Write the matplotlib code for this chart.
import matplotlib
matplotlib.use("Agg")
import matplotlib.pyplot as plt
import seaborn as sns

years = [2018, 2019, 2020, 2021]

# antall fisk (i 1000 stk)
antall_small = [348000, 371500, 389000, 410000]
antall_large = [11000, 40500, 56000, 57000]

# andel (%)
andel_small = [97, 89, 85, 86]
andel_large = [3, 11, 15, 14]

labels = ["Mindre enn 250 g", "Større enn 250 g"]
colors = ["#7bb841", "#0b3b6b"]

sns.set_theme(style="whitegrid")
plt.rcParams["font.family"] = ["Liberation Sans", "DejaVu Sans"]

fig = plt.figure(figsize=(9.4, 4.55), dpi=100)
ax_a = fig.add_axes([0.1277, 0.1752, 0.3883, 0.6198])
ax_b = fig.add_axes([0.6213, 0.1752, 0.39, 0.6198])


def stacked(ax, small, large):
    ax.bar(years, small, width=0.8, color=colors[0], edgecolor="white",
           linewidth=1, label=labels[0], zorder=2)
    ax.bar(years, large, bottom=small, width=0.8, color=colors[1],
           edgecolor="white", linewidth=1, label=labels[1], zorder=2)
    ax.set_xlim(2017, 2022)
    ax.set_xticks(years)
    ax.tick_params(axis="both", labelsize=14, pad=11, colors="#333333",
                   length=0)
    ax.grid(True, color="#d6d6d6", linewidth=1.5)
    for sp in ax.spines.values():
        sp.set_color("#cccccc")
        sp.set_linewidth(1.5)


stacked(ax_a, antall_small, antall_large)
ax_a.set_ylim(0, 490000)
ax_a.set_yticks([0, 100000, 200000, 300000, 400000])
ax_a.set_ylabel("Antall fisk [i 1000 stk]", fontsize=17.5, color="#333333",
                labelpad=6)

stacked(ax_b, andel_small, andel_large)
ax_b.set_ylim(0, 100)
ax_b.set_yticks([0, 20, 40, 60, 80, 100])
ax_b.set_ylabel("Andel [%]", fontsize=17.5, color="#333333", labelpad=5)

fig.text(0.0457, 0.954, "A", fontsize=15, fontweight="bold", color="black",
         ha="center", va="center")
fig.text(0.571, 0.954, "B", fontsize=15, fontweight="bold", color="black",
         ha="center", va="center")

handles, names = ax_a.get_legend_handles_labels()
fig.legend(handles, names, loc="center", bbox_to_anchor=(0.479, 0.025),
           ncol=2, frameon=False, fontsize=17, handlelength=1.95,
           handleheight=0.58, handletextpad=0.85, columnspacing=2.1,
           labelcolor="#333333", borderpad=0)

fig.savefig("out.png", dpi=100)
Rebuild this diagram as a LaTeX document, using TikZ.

# # # # #

--- Your goal ---
Each entry above is to be quoted exactly.

--- Exercise answer ---
Write the matplotlib code for this chart.
import matplotlib
matplotlib.use("Agg")
import matplotlib.pyplot as plt
import seaborn as sns

years = [2018, 2019, 2020, 2021]

# antall fisk (i 1000 stk)
antall_small = [348000, 371500, 389000, 410000]
antall_large = [11000, 40500, 56000, 57000]

# andel (%)
andel_small = [97, 89, 85, 86]
andel_large = [3, 11, 15, 14]

labels = ["Mindre enn 250 g", "Større enn 250 g"]
colors = ["#7bb841", "#0b3b6b"]

sns.set_theme(style="whitegrid")
plt.rcParams["font.family"] = ["Liberation Sans", "DejaVu Sans"]

fig = plt.figure(figsize=(9.4, 4.55), dpi=100)
ax_a = fig.add_axes([0.1277, 0.1752, 0.3883, 0.6198])
ax_b = fig.add_axes([0.6213, 0.1752, 0.39, 0.6198])


def stacked(ax, small, large):
    ax.bar(years, small, width=0.8, color=colors[0], edgecolor="white",
           linewidth=1, label=labels[0], zorder=2)
    ax.bar(years, large, bottom=small, width=0.8, color=colors[1],
           edgecolor="white", linewidth=1, label=labels[1], zorder=2)
    ax.set_xlim(2017, 2022)
    ax.set_xticks(years)
    ax.tick_params(axis="both", labelsize=14, pad=11, colors="#333333",
                   length=0)
    ax.grid(True, color="#d6d6d6", linewidth=1.5)
    for sp in ax.spines.values():
        sp.set_color("#cccccc")
        sp.set_linewidth(1.5)


stacked(ax_a, antall_small, antall_large)
ax_a.set_ylim(0, 490000)
ax_a.set_yticks([0, 100000, 200000, 300000, 400000])
ax_a.set_ylabel("Antall fisk [i 1000 stk]", fontsize=17.5, color="#333333",
                labelpad=6)

stacked(ax_b, andel_small, andel_large)
ax_b.set_ylim(0, 100)
ax_b.set_yticks([0, 20, 40, 60, 80, 100])
ax_b.set_ylabel("Andel [%]", fontsize=17.5, color="#333333", labelpad=5)

fig.text(0.0457, 0.954, "A", fontsize=15, fontweight="bold", color="black",
         ha="center", va="center")
fig.text(0.571, 0.954, "B", fontsize=15, fontweight="bold", color="black",
         ha="center", va="center")

handles, names = ax_a.get_legend_handles_labels()
fig.legend(handles, names, loc="center", bbox_to_anchor=(0.479, 0.025),
           ncol=2, frameon=False, fontsize=17, handlelength=1.95,
           handleheight=0.58, handletextpad=0.85, columnspacing=2.1,
           labelcolor="#333333", borderpad=0)

fig.savefig("out.png", dpi=100)
Rebuild this diagram as a LaTeX document, using TikZ.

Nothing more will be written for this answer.